L’appel d’offres bruxellois, dont le résultat sera connu début décembre, inclut une série de critères, dont l’exemplarité socio-économique et environnementale, le respect des règles de stationnement, l’emploi généré, les actions de formation et la diversité.
Actuellement, la capitale compte une offre de 20.000 trottinettes et de 3.000 vélos. Les licences, d’une durée de trois ans, prévoient de plafonner ces parcs à 8.000 trottinettes (deux licences de maximum 4.000 véhicules), 7.500 vélos (trois licences de 2.500), 600 scooters (deux licences) et 300 vélos-cargos (deux licences). La décision sera annoncée en décembre, pour une mise en œuvre en janvier 2024.
L’usage
Dott est à la fois active sur les trottinettes et les vélos à assistance électrique partagés (“en libre service” préfère dire Maxime Romain). C’est une manière de couvrir un large spectre d’utilisateurs, car les premiers véhicules touchent surtout les 18 à 35 ans, en majorité des hommes (environ deux tiers). Ces derniers font partie de l’offre de Dott, notamment pour élargir la base du public, pour les femmes et aussi les usagers plus âgés, moins intéressés par les trottinettes.

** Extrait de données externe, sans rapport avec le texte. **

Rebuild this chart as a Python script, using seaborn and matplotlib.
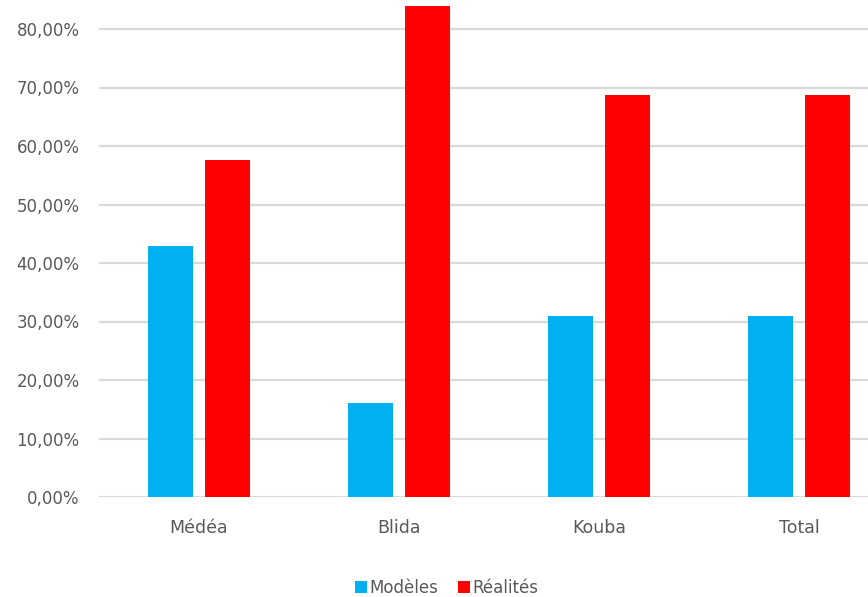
import matplotlib
matplotlib.use("Agg")
import matplotlib.pyplot as plt
import seaborn as sns
import pandas as pd
from matplotlib.ticker import FuncFormatter
from matplotlib.patches import Patch

categories = ["Médéa", "Blida", "Kouba", "Total"]
modeles = [0.429, 0.161, 0.309, 0.309]
realites = [0.576, 0.839, 0.687, 0.687]
series_names = ["Modèles", "Réalités"]
colors = ["#00B0F0", "#FF0000"]
y_ticks = [0, 0.1, 0.2, 0.3, 0.4, 0.5, 0.6, 0.7, 0.8]

df = pd.DataFrame({
    "cat": categories * 2,
    "val": modeles + realites,
    "serie": [series_names[0]] * 4 + [series_names[1]] * 4,
})

sns.set_theme(style="white")
plt.rcParams["font.family"] = ["DejaVu Sans"]

fig = plt.figure(figsize=(8.68, 5.97), dpi=100)
ax = fig.add_axes([99 / 868, 100 / 597, 769 / 868, 497.25 / 597])

sns.barplot(data=df, x="cat", y="val", hue="serie", palette=colors,
            width=0.57, gap=0.21, ax=ax, legend=False, saturation=1, linewidth=0)

ax.set_xlim(-0.5, 3.345)
ax.set_ylim(0, 0.85)
ax.set_yticks(y_ticks)
ax.yaxis.set_major_formatter(FuncFormatter(lambda v, p: f"{v*100:.2f}%".replace(".", ",")))
ax.grid(axis="y", color="#D9D9D9", linewidth=1.6)
ax.set_axisbelow(True)
for s in ax.spines.values():
    s.set_visible(False)
ax.tick_params(axis="y", length=0, pad=14, labelsize=12, labelcolor="#595959")
ax.tick_params(axis="x", length=0, pad=16, labelsize=12.5, labelcolor="#595959")
ax.set_xlabel("")
ax.set_ylabel("")

handles = [Patch(facecolor=c, edgecolor="none") for c in colors]
fig.legend(handles, series_names, loc="center", bbox_to_anchor=(447 / 868, 1 - 588 / 597),
           ncol=2, frameon=False, handlelength=0.7, handleheight=0.7, handletextpad=0.15,
           columnspacing=1.2, fontsize=12, labelcolor="#595959")

fig.savefig("out.png", dpi=100)
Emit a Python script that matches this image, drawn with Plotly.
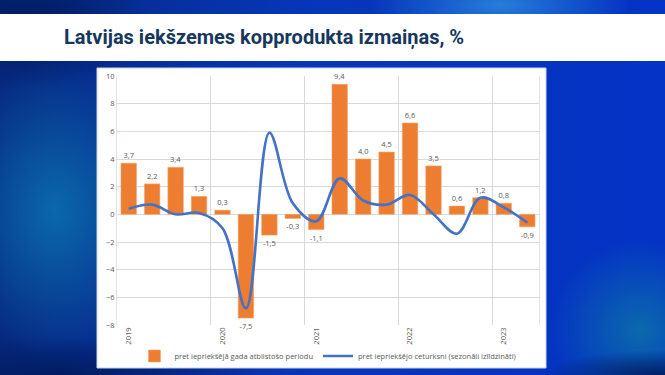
import base64
import plotly.graph_objects as go

# ---------------- data ----------------
quarters = ["2019 Q1", "2019 Q2", "2019 Q3", "2019 Q4",
            "2020 Q1", "2020 Q2", "2020 Q3", "2020 Q4",
            "2021 Q1", "2021 Q2", "2021 Q3", "2021 Q4",
            "2022 Q1", "2022 Q2", "2022 Q3", "2022 Q4",
            "2023 Q1", "2023 Q2"]
yoy = [3.7, 2.2, 3.4, 1.3,
       0.3, -7.5, -1.5, -0.3,
       -1.1, 9.4, 4.0, 4.5,
       6.6, 3.5, 0.6, 1.2,
       0.8, -0.9]
qoq = [0.4, 0.7, 0.0, 0.1,
       -1.0, -6.8, 5.9, 0.8,
       -0.5, 2.6, 1.0, 0.7,
       1.4, 0.0, -1.4, 1.2,
       0.5, -0.6]
year_labels = ["2019", "2020", "2021", "2022", "2023"]
name_yoy = "pret iepriekšējā gada atbilstošo periodu"
name_qoq = "pret iepriekšējo ceturksni (sezonāli izlīdzināti)"
title_text = "Latvijas iekšzemes kopprodukta izmaiņas, %"

# ---------------- geometry helpers ----------------
W, H = 665, 375
L, R, T, B = 117, 539, 76, 325  # plot area in px


def px_x(px):
    return (px - L) / (R - L)


def px_y(py):
    return (B - py) / (B - T)


xs = list(range(len(quarters)))
year_pos = [i for i, q in enumerate(quarters) if q.endswith("Q1")]
labels = [("%.1f" % v).replace(".", ",") for v in yoy]

grey = "#595959"
small_font = dict(family="Open Sans, Liberation Sans, sans-serif", size=7.5, color=grey)

fig = go.Figure()
fig.add_trace(go.Bar(
    x=xs, y=yoy, name=name_yoy, width=0.66,
    marker=dict(color="#ED7D31", line=dict(color="#F4A46E", width=0.6)),
    text=labels, textposition="outside", cliponaxis=False,
    textfont=small_font, outsidetextfont=small_font,
))
fig.add_trace(go.Scatter(
    x=xs, y=qoq, name=name_qoq, mode="lines",
    line=dict(color="#4472C4", width=2.6, shape="spline", smoothing=1.0),
))

# ---------------- background (slide) ----------------
svg = """<svg xmlns='http://www.w3.org/2000/svg' width='665' height='375' viewBox='0 0 665 375' preserveAspectRatio='none'>
<defs>
<linearGradient id='g' x1='0' y1='0' x2='1' y2='0'>
<stop offset='0' stop-color='#06287e'/>
<stop offset='0.45' stop-color='#0636b8'/>
<stop offset='1' stop-color='#0433c6'/>
</linearGradient>
<radialGradient id='r1' cx='0.5' cy='0.5' r='0.5'>
<stop offset='0' stop-color='#0b6cab' stop-opacity='0.95'/>
<stop offset='1' stop-color='#0b6cab' stop-opacity='0'/>
</radialGradient>
<radialGradient id='r2' cx='0.5' cy='0.5' r='0.5'>
<stop offset='0' stop-color='#2a86dc' stop-opacity='0.9'/>
<stop offset='1' stop-color='#2a86dc' stop-opacity='0'/>
</radialGradient>
<radialGradient id='r3' cx='0.5' cy='0.5' r='0.5'>
<stop offset='0' stop-color='#001a5c' stop-opacity='0.9'/>
<stop offset='1' stop-color='#001a5c' stop-opacity='0'/>
</radialGradient>
</defs>
<rect width='665' height='375' fill='url(#g)'/>
<ellipse cx='55' cy='210' rx='110' ry='150' fill='url(#r1)'/>
<ellipse cx='640' cy='330' rx='90' ry='90' fill='url(#r1)'/>
<ellipse cx='500' cy='5' rx='130' ry='40' fill='url(#r2)'/>
<ellipse cx='30' cy='20' rx='120' ry='70' fill='url(#r3)'/>
<ellipse cx='60' cy='375' rx='200' ry='40' fill='url(#r3)'/>
<ellipse cx='660' cy='375' rx='120' ry='25' fill='url(#r3)'/>
</svg>"""
src = "data:image/svg+xml;base64," + base64.b64encode(svg.encode("utf-8")).decode("ascii")

images = [dict(source=src, xref="paper", yref="paper",
               x=px_x(0), y=px_y(0), sizex=px_x(W) - px_x(0), sizey=px_y(0) - px_y(H),
               sizing="stretch", layer="below", xanchor="left", yanchor="top")]

shapes = [
    # title banner
    dict(type="rect", xref="paper", yref="paper",
         x0=px_x(0), x1=px_x(W), y0=px_y(61), y1=px_y(14),
         fillcolor="white", line=dict(width=0), layer="below"),
    # chart panel
    dict(type="rect", xref="paper", yref="paper",
         x0=px_x(97), x1=px_x(546), y0=px_y(368), y1=px_y(68),
         fillcolor="white", line=dict(color="#c9d4e8", width=1), layer="below"),
]

fig.update_layout(
    width=W, height=H, autosize=False,
    margin=dict(l=L, r=W - R, t=T, b=H - B, pad=0, autoexpand=False),
    paper_bgcolor="#0636b8", plot_bgcolor="rgba(0,0,0,0)",
    images=images, shapes=shapes,
    showlegend=True,
    legend=dict(orientation="h", x=0.5, xanchor="center", y=px_y(356), yanchor="middle",
                font=dict(family="Open Sans, Liberation Sans, sans-serif", size=7.5, color=grey),
                bgcolor="rgba(0,0,0,0)", itemwidth=30, tracegroupgap=0),
    bargap=0.34,
    annotations=[dict(text="<b>" + title_text + "</b>", xref="paper", yref="paper",
                      x=px_x(62), y=px_y(37.5), xanchor="left", yanchor="middle",
                      showarrow=False,
                      font=dict(family="Roboto, Liberation Sans, sans-serif", size=20, color="#17375E"))],
)
fig.update_xaxes(
    range=[-0.5, len(quarters) - 0.5], tickmode="array", tickvals=year_pos, ticktext=year_labels,
    tickangle=-90, showgrid=False, zeroline=False, ticks="", showline=False, automargin=False,
    tickfont=dict(family="Open Sans, Liberation Sans, sans-serif", size=7.5, color=grey),
    minor=dict(tick0=-0.5, dtick=4, showgrid=True, gridcolor="#d9d9d9", gridwidth=1, ticks=""),
)
fig.update_yaxes(
    range=[-8, 10], dtick=2, tick0=0, showgrid=True, gridcolor="#d9d9d9", gridwidth=1,
    zeroline=True, zerolinecolor="#d9d9d9", zerolinewidth=1, ticks="", automargin=False,
    showline=True, linecolor="#e3e3e3", mirror=True,
    tickfont=dict(family="Open Sans, Liberation Sans, sans-serif", size=7.5, color=grey),
)

fig.write_html("out.html",
               config={"displayModeBar": False},
               post_script="document.body.style.margin='0';document.body.style.padding='0';"
                           "document.body.style.overflow='hidden';")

“Le service rendu est le même”, dit Maxime Romain. Le tarif est de 0,25 euro la minute et 1 euro pour débloquer la trottinette ou le vélo. Mais la majorité des utilisateurs (65%) utilise un pass mensuel. La moitié des utilisateurs sont abonnés aux transports publics, ce qui suggère un usage multimodal. “Le coût est comparable aux transports publics, qui coûtent en moyenne, en Europe, 2 euros, déclare Maxime Romain. L’utilisateur occasionnel paiera 3 ou 4 euros, le régulier, un peu plus d’un euro.” Trajet moyen: 2,8 km à Bruxelles.